Management of the Company has made a number of estimates and assumptions relating to the reporting of assets and liabilities and the disclosure of contingent assets and liabilities to prepare these condensed consolidated financial statements in conformity with accounting principles generally accepted in the United States.  Actual results could differ from those estimates.  Certain of the accounting policies used in the preparation of these condensed consolidated financial statements are complex and require management to make judgments and/or significant estimates regarding amounts reported or disclosed in these financial statements.  Additionally, the application of certain of these accounting policies is governed by complex accounting principles and their interpretation.  A discussion of the Company’s significant accounting principles and their application is included in note 1 of the Notes to Consolidated Financial Statements and in Item 7, Management’s Discussion and Analysis of Financial Condition and Results of Operations, of the Company’s 2015 Annual Report.

 

Reclassifications

 

During the quarter ended June 30, 2015, the Company reviewed its classification of expenses in its statement of operations. Previously, the Company reported cost of revenue in operating costs and expenses. Additionally, the Company has separated operating expenses formerly classified as components of cost of revenue and selling, general and administrative into research and development, sales and marketing, and general and administrative.

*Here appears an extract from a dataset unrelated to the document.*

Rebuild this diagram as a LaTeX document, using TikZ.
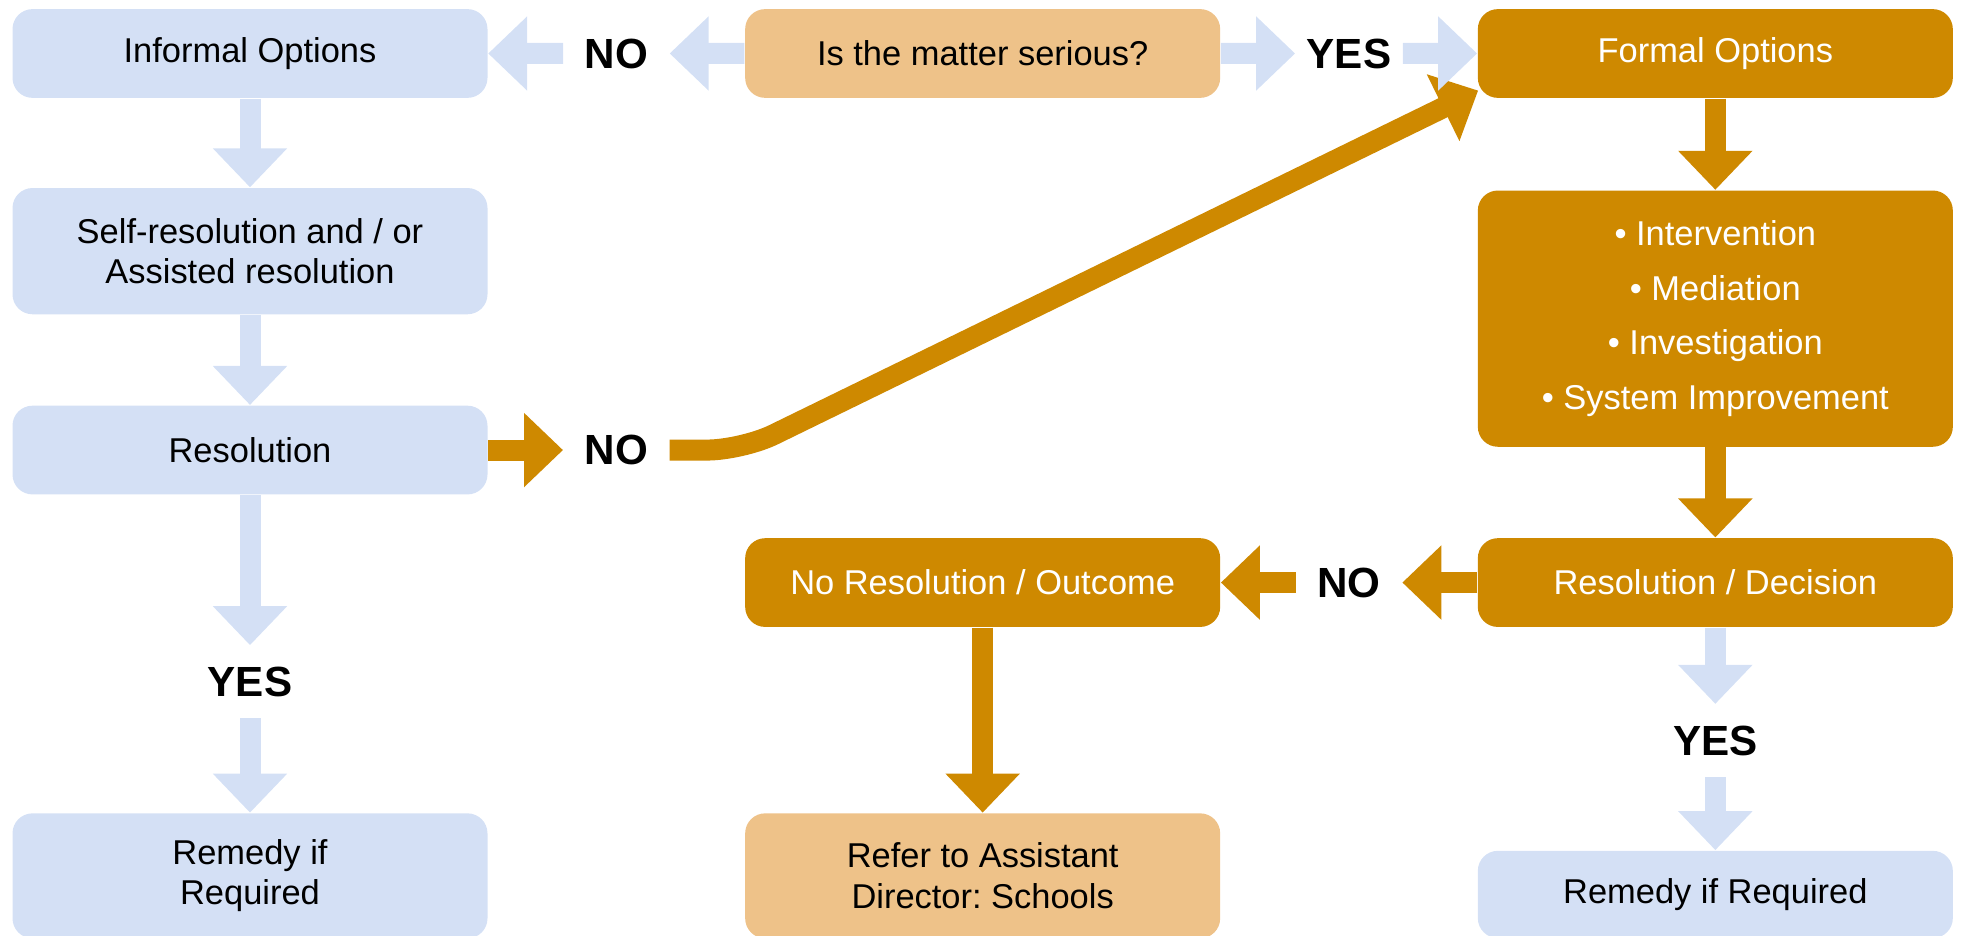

The classification of these operating expenses, as well as the addition of gross profit, more closely reflects the classification within the Company’s industry and will result in an improved financial statement presentation. Expenses for prior periods have been reclassified to conform to the current-year presentation. The reclassifications had no effect on loss from operations, loss from continuing operations before income taxes, or net loss.

 

During fiscal 2015, the Company completed the sale of its U.K. call center operation, 2Touch, to Parseq Ltd., a European business process outsourcing service provider.  The business qualified for treatment as discontinued operations during fiscal 2015.  Accordingly, the results of operations, cash flows, and the balance sheet amounts pertaining to 2Touch, for all periods reported, have been classified as discontinued operations in the condensed consolidated financial statements.  Refer to Note 4, Discontinued Operations, for more information regarding the sale.

 

On May 20, 2015, the Company announced it had entered into a definitive agreement to sell its IT Infrastructure Management business (“ITO”) to Charlesbank Capital Partners and M/C Partners.  The sale was completed on July 31, 2015.  Beginning in the first quarter of the current fiscal year, the Company began reporting the results of operations, cash flows, and the balance sheet amounts pertaining to ITO as a component of discontinued operations in the condensed consolidated financial statements.  Prior to the discontinued operations classification, the ITO business unit was included in the IT Infrastructure Management segment in the Company’s segment results.   Refer to Note 4, Discontinued Operations, for more information regarding the sale.

 

Unless otherwise indicated, information in these notes to the condensed consolidated financial statements relates to continuing operations.

 

New Accounting Pronouncements

 

In April 2014, the Financial Accounting Standards Board (FASB) issued an update, Reporting Discontinued Operations and Disclosures of Disposals of Components of an Entity.  This update changed the requirements for determining whether a component is included in discontinued operations and required expanded disclosures that provide readers of financial statements with more information about the assets, liabilities, revenues, and expenses of discontinued operations.  The update was effective for Acxiom at the beginning of the current fiscal year.  The update did not have a material impact on the Company’s condensed consolidated financial statements.

 

New Accounting Pronouncements Not Yet Adopted

 

In May 2014, the FASB issued an update, Revenue from Contracts with Customers.  This update supersedes all existing revenue recognition guidance under U.S. generally accepted accounting principles, as well as some cost guidance and guidance on certain gains and losses.  The effective date for the update has been deferred until fiscal 2019 for Acxiom, with early application allowed for fiscal 2018.  Application of the new update may either be applied retrospectively to all periods reported, with certain practical expedients allowed, or retrospectively with the cumulative effect of initial application recognized at the date of initial application.  The Company has not yet assessed the impact of implementation of the new guidance, nor determined which implementation method to use.